Sly, funny, intelligent, and artfully structured, The Fortunes recasts American history through the lives of Chinese Americans and reimagines the multigenerational novel through the fractures of immigrant family experience. Inhabiting four lives—a railroad baron’s valet who unwittingly ignites an explosion in Chinese labor, Hollywood's first Chinese movie star, a hate-crime victim whose death mobilizes Asian Americans, and a biracial writer visiting China for an adoption—this novel captures and capsizes over a century of our history, showing that even as family bonds are denied and broken, a community can survive—as much through love as blood. Building fact into fiction, spinning fiction around fact, Davies uses each of these stories—three inspired by real historical characters—to examine the process of becoming not only Chinese American, but American.
Author

Peter Ho Davies is a contemporary British writer of Welsh and Chinese descent.
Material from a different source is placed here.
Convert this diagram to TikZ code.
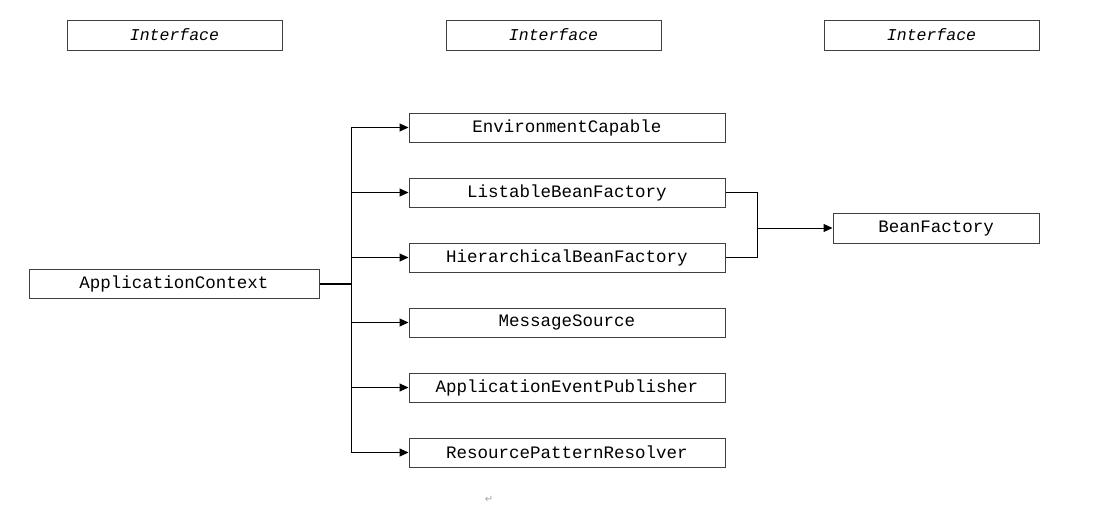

He was born and raised in Coventry. Davies studied physics at Manchester University then English at Cambridge University. In 1992 he moved to the United States as a professor of creative writing. He has taught at the University of Oregon and Emory University and is now on the faculty of the MFA Program in Creative Writing at the University of Michigan in Ann Arbor. He has published two collections of short fiction, The Ugliest House in the World (1998) and Equal Love (2000). His first novel, The Welsh Girl came out in 2007. Davies is a recipient of fellowships from the Guggenheim Foundation, the National Endowment for the Arts, and the Fine Arts Work Center in Provincetown.